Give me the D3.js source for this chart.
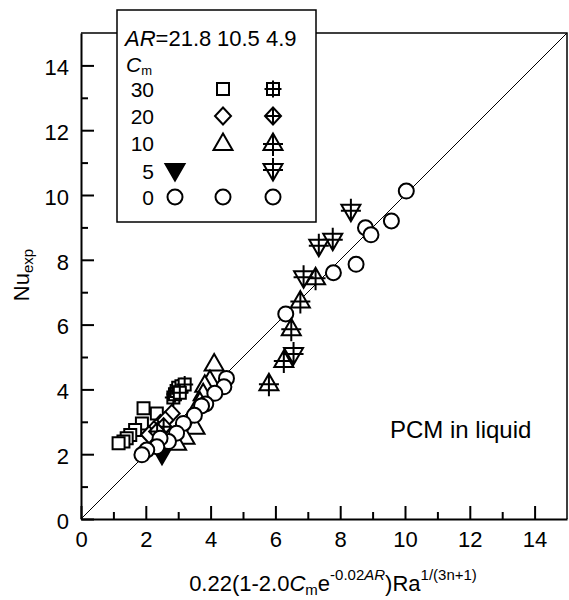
<!DOCTYPE html>
<html>
<head>
<meta charset="utf-8">
<script src="https://cdn.jsdelivr.net/npm/d3@7"></script>
<style>
  body { margin: 0; background: #fff; }
  text { font-family: Arial, "Liberation Sans", sans-serif; fill: #000; }
</style>
</head>
<body>
<svg id="chart" width="569" height="600"></svg>
<script>
// ticks
const majorTicks = [0, 2, 4, 6, 8, 10, 12, 14];
const minorTicks = [1, 3, 5, 7, 9, 11, 13];

// legend
const arValues = ["21.8", "10.5", "4.9"];
const cmValues = ["30", "20", "10", "5", "0"];

// data: [predicted, Nu_exp]
// Cm = 0, all AR
const circles = [
  [10.04, 10.12], [9.58, 9.2], [8.78, 8.99], [8.95, 8.77], [8.49, 7.86], [7.79, 7.6],
  [6.32, 6.33], [4.49, 4.34], [4.41, 4.08], [4.13, 3.88], [3.85, 3.55], [3.72, 3.49],
  [3.5, 3.2], [3.16, 2.95], [2.95, 2.65], [2.7, 2.39], [2.44, 2.49], [2.34, 2.23],
  [2.03, 2.13], [1.88, 1.98]
];
// AR = 21.8, Cm = 5
const filledDown = [[2.5, 1.98]];
// AR = 10.5
const squares = [[1.93, 3.42], [1.88, 2.95], [2.34, 3.26], [1.67, 2.75], [1.52, 2.59], [1.41, 2.49], [1.31, 2.39], [1.16, 2.34]];
const diamonds = [[2.8, 3.26], [2.45, 2.95], [2.25, 2.75], [2.1, 2.6], [2.6, 3.05]];
const upTri = [[4.11, 4.8], [3.98, 4.29], [3.82, 4.14], [3.77, 3.88], [3.67, 3.62], [3.52, 2.85], [3.21, 2.54], [2.95, 2.35]];
// AR = 4.9
const sqCross = [[2.85, 3.75], [2.9, 3.85], [2.95, 3.95], [3.0, 4.05], [3.1, 4.1], [3.2, 4.15], [3.05, 3.9]];
const diaCross = [[2.55, 2.85], [2.35, 2.7]];
const upTriCross = [[7.24, 7.46], [6.77, 6.74], [6.49, 5.89], [6.26, 4.91], [5.8, 4.19]];
const downTriCross = [[8.33, 9.48], [7.77, 8.59], [7.34, 8.4], [6.87, 7.43], [6.56, 5.06]];

// marker outlines, centred on 0,0
const shapes = {
  circle: "M7.5,0A7.5,7.5 0 1,1 -7.5,0A7.5,7.5 0 1,1 7.5,0Z",
  square: "M-6,-6H6V6H-6Z",
  diamond: "M0,-8.5L8,0L0,8.5L-8,0Z",
  up: "M0,-9.5L9.5,7L-9.5,7Z",
  down: "M0,9.5L9.5,-7L-9.5,-7Z",
  squareX: "M-6,-6H6V6H-6Z M-8.5,0H8.5 M0,-8.5V8.5",
  diamondX: "M0,-8.5L8,0L0,8.5L-8,0Z M-8,0H8 M0,-8.5V8.5",
  upX: "M0,-9.5L9.5,7L-9.5,7Z M-10,1H10 M0,-9.5V13",
  downX: "M0,9.5L9.5,-7L-9.5,-7Z M-10,-1H10 M0,-13V9.5"
};

const svg = d3.select("#chart");

const x = d3.scaleLinear().domain([0, 15]).range([81, 567]);
const y = d3.scaleLinear().domain([0, 15]).range([519, 33]);

// diagonal y = x
svg.append("line")
  .attr("x1", x(0)).attr("y1", y(0))
  .attr("x2", x(15)).attr("y2", y(15))
  .attr("stroke", "#000").attr("stroke-width", 1);

// axes with inward ticks
const xAxis = svg.append("g").attr("transform", `translate(0,${y(0)})`)
  .call(d3.axisBottom(x).tickValues(majorTicks).tickSize(-13).tickSizeOuter(0).tickPadding(12).tickFormat(d3.format("d")));
svg.append("g").attr("transform", `translate(0,${y(0)})`)
  .call(d3.axisBottom(x).tickValues(minorTicks).tickSize(-7).tickFormat(""))
  .select(".domain").remove();

const yAxis = svg.append("g").attr("transform", `translate(${x(0)},0)`)
  .call(d3.axisLeft(y).tickValues(majorTicks).tickSize(-13).tickSizeOuter(0).tickPadding(12).tickFormat(d3.format("d")));
svg.append("g").attr("transform", `translate(${x(0)},0)`)
  .call(d3.axisLeft(y).tickValues(minorTicks).tickSize(-7).tickFormat(""))
  .select(".domain").remove();

svg.selectAll(".tick line, .domain").attr("stroke", "#000").attr("stroke-width", 2);
svg.selectAll(".tick text").attr("font-size", 22).attr("font-family", "Arial, 'Liberation Sans', sans-serif").attr("fill", "#000");
yAxis.selectAll(".tick text").attr("dy", "0.42em");
xAxis.selectAll(".tick text").attr("dy", "0.72em");

// top and right frame
svg.append("path")
  .attr("d", `M${x(0)},${y(15)}H${x(15)}V${y(0)}`)
  .attr("fill", "none").attr("stroke", "#000").attr("stroke-width", 1.5);

// markers
function drawSeries(data, shape, fill) {
  svg.append("g").selectAll("path")
    .data(data)
    .join("path")
    .attr("d", shapes[shape])
    .attr("transform", d => `translate(${x(d[0])},${y(d[1])})`)
    .attr("fill", fill || "#fff")
    .attr("stroke", "#000")
    .attr("stroke-width", 2);
}
drawSeries(squares, "square");
drawSeries(sqCross, "squareX");
drawSeries(diamonds, "diamond");
drawSeries(diaCross, "diamondX");
drawSeries(upTri, "up");
drawSeries(filledDown, "down", "#000");
drawSeries(circles, "circle");
drawSeries(upTriCross, "upX");
drawSeries(downTriCross, "downX");

// PCM in liquid
svg.append("text").attr("x", 390).attr("y", 438).attr("font-size", 24).text("PCM in liquid");

// axis titles
const xt = svg.append("text").attr("x", 333).attr("y", 591).attr("text-anchor", "middle").attr("font-size", 22);
xt.append("tspan").text("0.22(1-2.0");
xt.append("tspan").attr("font-style", "italic").text("C");
xt.append("tspan").attr("font-size", 15).attr("dy", 4).text("m");
xt.append("tspan").attr("dy", -4).text("e");
xt.append("tspan").attr("font-size", 15).attr("dy", -11).text("-0.02");
xt.append("tspan").attr("font-size", 15).attr("font-style", "italic").text("AR");
xt.append("tspan").attr("dy", 11).text(")Ra");
xt.append("tspan").attr("font-size", 15).attr("dy", -11).text("1/(3n+1)");

const yt = svg.append("text").attr("transform", "translate(29,275) rotate(-90)").attr("text-anchor", "middle").attr("font-size", 22);
yt.append("tspan").text("Nu");
yt.append("tspan").attr("font-size", 15).attr("dy", 4).text("exp");

// legend
const lg = svg.append("g");
lg.append("rect").attr("x", 117).attr("y", 10).attr("width", 199).attr("height", 212)
  .attr("fill", "#fff").attr("stroke", "#000").attr("stroke-width", 1.5);
const arT = lg.append("text").attr("y", 46).attr("font-size", 22);
arT.append("tspan").attr("x", 125).attr("font-style", "italic").text("AR");
arT.append("tspan").text("=" + arValues[0]);
arT.append("tspan").attr("x", 217).text(arValues[1]);
arT.append("tspan").attr("x", 266).text(arValues[2]);
const cmT = lg.append("text").attr("x", 126).attr("y", 72).attr("font-size", 21);
cmT.append("tspan").attr("font-style", "italic").text("C");
cmT.append("tspan").attr("font-size", 13).attr("dy", 3).text("m");

const rowY = [89, 116, 143, 171, 197];
const colX = [175, 223, 273];
lg.selectAll("text.cm").data(cmValues).join("text").attr("class", "cm")
  .attr("x", 154).attr("y", (d, i) => rowY[i] + 8).attr("text-anchor", "end").attr("font-size", 21).text(d => d);

const legendItems = [
  { row: 0, col: 1, shape: "square" }, { row: 0, col: 2, shape: "squareX" },
  { row: 1, col: 1, shape: "diamond" }, { row: 1, col: 2, shape: "diamondX" },
  { row: 2, col: 1, shape: "up" }, { row: 2, col: 2, shape: "upX" },
  { row: 3, col: 0, shape: "down", fill: "#000" }, { row: 3, col: 2, shape: "downX" },
  { row: 4, col: 0, shape: "circle" }, { row: 4, col: 1, shape: "circle" }, { row: 4, col: 2, shape: "circle" }
];
lg.selectAll("path.item").data(legendItems).join("path").attr("class", "item")
  .attr("d", d => shapes[d.shape])
  .attr("transform", d => `translate(${colX[d.col]},${rowY[d.row]})`)
  .attr("fill", d => d.fill || "#fff").attr("stroke", "#000").attr("stroke-width", 2);
</script>
</body>
</html>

◆ **Problem details**:
From the listing, copy each line containing the word "chart".

◆ **Exercise result**:
Give me the D3.js source for this chart.
<svg id="chart" width="569" height="600"></svg>
const svg = d3.select("#chart");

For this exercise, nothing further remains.